- US Border Inspection Station at Lancaster, MN

Location
- Country: United States; Canada
- Location: US 59 / PTH 59; US Port: 4151 US Highway 59, Lancaster, Minnesota 56735; Canadian Port: Manitoba Highway 59, Tolstoi, Manitoba R0A 2E0;
- Coordinates: 49°00′01″N 96°48′05″W﻿ / ﻿49.000214°N 96.801414°W

Details
- Opened: 1950

Website
- https://www.cbp.gov/contact/ports/lancaster

= Lancaster–Tolstoi Border Crossing =

Canada–United States border crossing

The Lancaster–Tolstoi Border Crossing connects the city of Lancaster, Minnesota and community of Tolstoi, Manitoba on the Canada–United States border. It is the westernmost international border crossing in Minnesota following the closure of the Noyes–Emerson East Border Crossing in 2006. The border crossing is surrounded by Kittson County, Minnesota and the Municipality of Emerson - Franklin, Manitoba.

==History==
This crossing was established in 1950 after U.S. Highway 59 was redirected to connect with the newly constructed Manitoba Highway 59 in order to provide a more direct route between Thief River Falls, Minnesota and Winnipeg, Manitoba. Prior to that time, U.S. Highway 59 veered west out of Lancaster and joined U.S. Route 75 near the now-closed port of entry at Noyes, Minnesota.
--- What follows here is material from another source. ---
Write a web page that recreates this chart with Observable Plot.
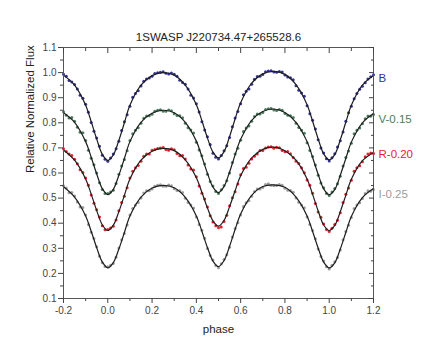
<!DOCTYPE html>
<html><head><meta charset="utf-8">
<script src="https://cdn.jsdelivr.net/npm/d3@7"></script>
<script src="https://cdn.jsdelivr.net/npm/@observablehq/plot@0.6"></script>
<style>html,body{margin:0;padding:0;background:#fff}#chart{width:436px;height:361px}</style>
</head><body><div id="chart"></div>
<script>
const titleText = "1SWASP J220734.47+265528.6";
const xLabel = "phase";
const yLabel = "Relative Normalized Flux";
const bandNames = ["B", "V-0.15", "R-0.20", "I-0.25"];
const bandColors = ["#33339a", "#4b7d5e", "#e3232b", "#9c9c9c"];
const labelY = [0.978, 0.813, 0.673, 0.517];

const xMajor = [-0.2, 0, 0.2, 0.4, 0.6, 0.8, 1.0, 1.2];
const xMinor = [-0.1, 0.1, 0.3, 0.5, 0.7, 0.9, 1.1];
const yMajor = [0.1, 0.2, 0.3, 0.4, 0.5, 0.6, 0.7, 0.8, 0.9, 1.0, 1.1];
const yMinor = [0.15, 0.25, 0.35, 0.45, 0.55, 0.65, 0.75, 0.85, 0.95, 1.05];

// fitted light curves
const fitPhase = [-0.2,-0.15,-0.1,-0.075,-0.05,-0.025,0,0.025,0.05,0.075,0.1,0.15,0.2,0.25,0.3,0.35,0.4,0.425,0.45,0.475,0.5,0.525,0.55,0.575,0.6,0.65,0.7,0.75,0.8,0.85,0.9,0.925,0.95,0.975,1.0,1.025,1.05,1.075,1.1,1.15,1.2];
const fitB = [0.990,0.950,0.870,0.805,0.735,0.675,0.650,0.672,0.730,0.800,0.870,0.950,0.988,1.000,0.990,0.950,0.872,0.808,0.740,0.683,0.660,0.685,0.745,0.815,0.880,0.958,0.995,1.005,0.993,0.952,0.872,0.806,0.736,0.676,0.652,0.673,0.732,0.802,0.870,0.950,0.988];
const fitV = [0.840,0.802,0.725,0.663,0.596,0.538,0.514,0.535,0.591,0.658,0.725,0.802,0.838,0.850,0.840,0.802,0.727,0.665,0.599,0.544,0.522,0.546,0.604,0.672,0.734,0.810,0.845,0.855,0.841,0.802,0.725,0.662,0.595,0.537,0.514,0.534,0.591,0.658,0.723,0.800,0.837];
const fitR = [0.692,0.651,0.576,0.516,0.450,0.394,0.371,0.392,0.446,0.511,0.576,0.651,0.687,0.698,0.689,0.652,0.581,0.523,0.461,0.409,0.388,0.411,0.466,0.529,0.589,0.660,0.694,0.703,0.689,0.651,0.576,0.515,0.449,0.393,0.371,0.391,0.446,0.511,0.575,0.649,0.682];
const fitI = [0.545,0.504,0.429,0.368,0.302,0.246,0.222,0.243,0.297,0.363,0.429,0.504,0.540,0.551,0.541,0.503,0.429,0.368,0.303,0.249,0.227,0.251,0.308,0.375,0.437,0.511,0.546,0.553,0.543,0.504,0.429,0.367,0.301,0.245,0.222,0.242,0.297,0.363,0.427,0.502,0.538];

// observations, set 1
const obsPhase1 = [-0.1875,-0.1625,-0.1375,-0.1125,-0.0875,-0.0625,-0.0375,-0.0125,0.0125,0.0375,0.0625,0.0875,0.1125,0.1375,0.1625,0.1875,0.2125,0.2375,0.2625,0.2875,0.3125,0.3375,0.3625,0.3875,0.4125,0.4375,0.4625,0.4875,0.5125,0.5375,0.5625,0.5875,0.6125,0.6375,0.6625,0.6875,0.7125,0.7375,0.7625,0.7875,0.8125,0.8375,0.8625,0.8875,0.9125,0.9375,0.9625,0.9875,1.0125,1.0375,1.0625,1.0875,1.1125,1.1375,1.1625,1.1875];
const obsB1 = [0.985,0.963,0.935,0.898,0.842,0.766,0.707,0.655,0.660,0.697,0.769,0.832,0.902,0.928,0.966,0.978,0.996,1.001,0.997,0.998,0.985,0.961,0.935,0.899,0.843,0.771,0.714,0.663,0.670,0.709,0.784,0.845,0.912,0.935,0.974,0.985,1.003,1.007,1.001,1.002,0.982,0.972,0.930,0.906,0.836,0.775,0.700,0.657,0.661,0.704,0.763,0.840,0.896,0.934,0.960,0.983];
const obsV1 = [0.830,0.821,0.782,0.760,0.691,0.633,0.561,0.518,0.524,0.558,0.628,0.689,0.756,0.780,0.818,0.828,0.846,0.852,0.846,0.848,0.829,0.820,0.780,0.759,0.692,0.636,0.566,0.526,0.533,0.569,0.642,0.699,0.765,0.787,0.825,0.835,0.853,0.857,0.849,0.850,0.830,0.821,0.781,0.758,0.690,0.632,0.560,0.518,0.524,0.557,0.628,0.688,0.756,0.779,0.816,0.826];
const obsR1 = [0.686,0.670,0.637,0.602,0.551,0.479,0.425,0.374,0.381,0.413,0.482,0.541,0.607,0.630,0.667,0.676,0.694,0.700,0.694,0.697,0.678,0.670,0.632,0.612,0.548,0.496,0.430,0.390,0.385,0.432,0.501,0.556,0.618,0.639,0.667,0.690,0.700,0.705,0.703,0.690,0.686,0.662,0.638,0.601,0.551,0.478,0.424,0.375,0.380,0.412,0.482,0.540,0.607,0.629,0.665,0.680];
const obsI1 = [0.540,0.522,0.484,0.463,0.395,0.339,0.268,0.227,0.232,0.264,0.334,0.393,0.459,0.482,0.520,0.529,0.547,0.553,0.547,0.549,0.530,0.522,0.482,0.461,0.395,0.340,0.271,0.231,0.238,0.274,0.345,0.402,0.467,0.489,0.526,0.536,0.554,0.551,0.550,0.551,0.531,0.523,0.483,0.462,0.395,0.338,0.267,0.226,0.232,0.263,0.334,0.392,0.459,0.481,0.518,0.527];

// observations, set 2
const obsPhase2 = [-0.2,-0.175,-0.15,-0.125,-0.1,-0.075,-0.05,-0.025,0,0.025,0.05,0.075,0.1,0.125,0.15,0.175,0.2,0.225,0.25,0.275,0.3,0.325,0.35,0.375,0.4,0.425,0.45,0.475,0.5,0.525,0.55,0.575,0.6,0.625,0.65,0.675,0.7,0.725,0.75,0.775,0.8,0.825,0.85,0.875,0.9,0.925,0.95,0.975,1.0,1.025,1.05,1.075,1.1,1.125,1.15,1.175,1.2];
const obsB2 = [0.993,0.969,0.953,0.910,0.874,0.801,0.739,0.671,0.647,0.676,0.726,0.804,0.866,0.917,0.947,0.975,0.985,0.999,1.003,0.994,0.993,0.970,0.954,0.910,0.876,0.804,0.744,0.679,0.656,0.689,0.741,0.819,0.876,0.926,0.954,0.984,0.992,1.006,1.002,1.004,0.990,0.979,0.948,0.919,0.868,0.810,0.732,0.680,0.648,0.677,0.728,0.806,0.866,0.917,0.946,0.975,0.991];
const obsV2 = [0.844,0.819,0.806,0.762,0.729,0.659,0.600,0.534,0.518,0.531,0.595,0.654,0.729,0.770,0.798,0.827,0.834,0.850,0.846,0.851,0.836,0.828,0.798,0.771,0.723,0.669,0.595,0.548,0.518,0.550,0.600,0.676,0.730,0.779,0.806,0.835,0.841,0.856,0.851,0.853,0.837,0.828,0.798,0.770,0.721,0.666,0.591,0.541,0.510,0.538,0.587,0.662,0.719,0.770,0.796,0.827,0.833];
const obsR2 = [0.697,0.676,0.655,0.613,0.580,0.512,0.454,0.390,0.375,0.388,0.450,0.507,0.580,0.621,0.647,0.676,0.691,0.698,0.702,0.691,0.693,0.669,0.656,0.616,0.585,0.519,0.465,0.405,0.382,0.407,0.470,0.525,0.593,0.623,0.656,0.676,0.690,0.704,0.699,0.701,0.685,0.677,0.647,0.621,0.572,0.519,0.445,0.397,0.367,0.395,0.442,0.515,0.571,0.621,0.645,0.676,0.678];
const obsI2 = [0.549,0.521,0.508,0.465,0.433,0.364,0.306,0.242,0.226,0.239,0.301,0.359,0.433,0.473,0.500,0.529,0.536,0.551,0.547,0.552,0.537,0.529,0.499,0.473,0.425,0.372,0.299,0.253,0.223,0.255,0.304,0.379,0.433,0.481,0.507,0.536,0.542,0.557,0.549,0.554,0.539,0.530,0.500,0.473,0.425,0.371,0.297,0.249,0.218,0.246,0.293,0.367,0.423,0.473,0.498,0.529,0.534];

const fitSeries = [fitB, fitV, fitR, fitI];
const fitData = fitSeries.flatMap((s, k) => s.map((v, i) => ({phase: fitPhase[i], flux: v, band: bandNames[k]})));
const obsSets = [[obsPhase1, [obsB1, obsV1, obsR1, obsI1]], [obsPhase2, [obsB2, obsV2, obsR2, obsI2]]];
const obsData = obsSets.flatMap(([ph, series]) => series.flatMap((s, k) => s.map((v, i) => ({phase: ph[i], flux: v, band: bandNames[k]}))));
const labels = bandNames.map((b, k) => ({band: b, y: labelY[k], x: 1.2}));

const font = "'Liberation Sans', Arial, Helvetica, sans-serif";
const plot = Plot.plot({
  width: 436, height: 361,
  marginLeft: 63, marginRight: 63, marginTop: 47, marginBottom: 63,
  style: {fontFamily: font, fontSize: "10px", background: "#fff", color: "#444", overflow: "visible"},
  x: {domain: [-0.2, 1.2]},
  y: {domain: [0.1, 1.1]},
  color: {domain: bandNames, range: bandColors},
  marks: [
    Plot.dot(obsData, {x: "phase", y: "flux", fill: "band", r: 1.5, stroke: null}),
    Plot.line(fitData, {x: "phase", y: "flux", z: "band", stroke: "#1e1e1e", strokeWidth: 1.2, curve: "catmull-rom"}),
    Plot.frame({stroke: "#555", strokeWidth: 1}),
    Plot.axisY(yMajor, {anchor: "left", tickSize: 5, tickPadding: 2, tickFormat: d => d.toFixed(1), label: null, stroke: "#444"}),
    Plot.axisY(yMinor, {anchor: "left", tickSize: 3, tickFormat: () => "", label: null, stroke: "#444"}),
    Plot.axisX(xMajor, {anchor: "bottom", tickSize: 5, tickPadding: 3, tickFormat: d => d.toFixed(1), label: null, stroke: "#444"}),
    Plot.axisX(xMinor, {anchor: "bottom", tickSize: 3, tickFormat: () => "", label: null, stroke: "#444"}),
    Plot.axisX(xMajor, {anchor: "top", tickSize: -5, tickFormat: () => "", label: null, stroke: "#444"}),
    Plot.axisX(xMinor, {anchor: "top", tickSize: -3, tickFormat: () => "", label: null, stroke: "#444"}),
    Plot.axisY(yMajor, {anchor: "right", tickSize: -5, tickFormat: () => "", label: null, stroke: "#444"}),
    Plot.axisY(yMinor, {anchor: "right", tickSize: -3, tickFormat: () => "", label: null, stroke: "#444"}),
    Plot.text(labels, {x: "x", y: "y", text: "band", fill: "band", textAnchor: "start", dx: 5, fontSize: 11.5}),
    Plot.text([titleText], {frameAnchor: "top", dy: -10, fontSize: 11.5, fill: "#222", lineAnchor: "middle"}),
    Plot.text([xLabel], {frameAnchor: "bottom", dy: 31, fontSize: 11.5, fill: "#222", lineAnchor: "middle"}),
    Plot.text([yLabel], {frameAnchor: "left", dx: -33, rotate: -90, fontSize: 11.5, fill: "#222", lineAnchor: "middle"})
  ]
});
document.getElementById("chart").appendChild(plot);
</script>
</body></html>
When the border crossing was first established in 1950, the U.S. Customs Service operated out of a white two-story building some distance from the border. A brick inspection station was constructed at the border in 1965; this building was replaced with the current facility in 2004. The current Canadian border station was built in 1971.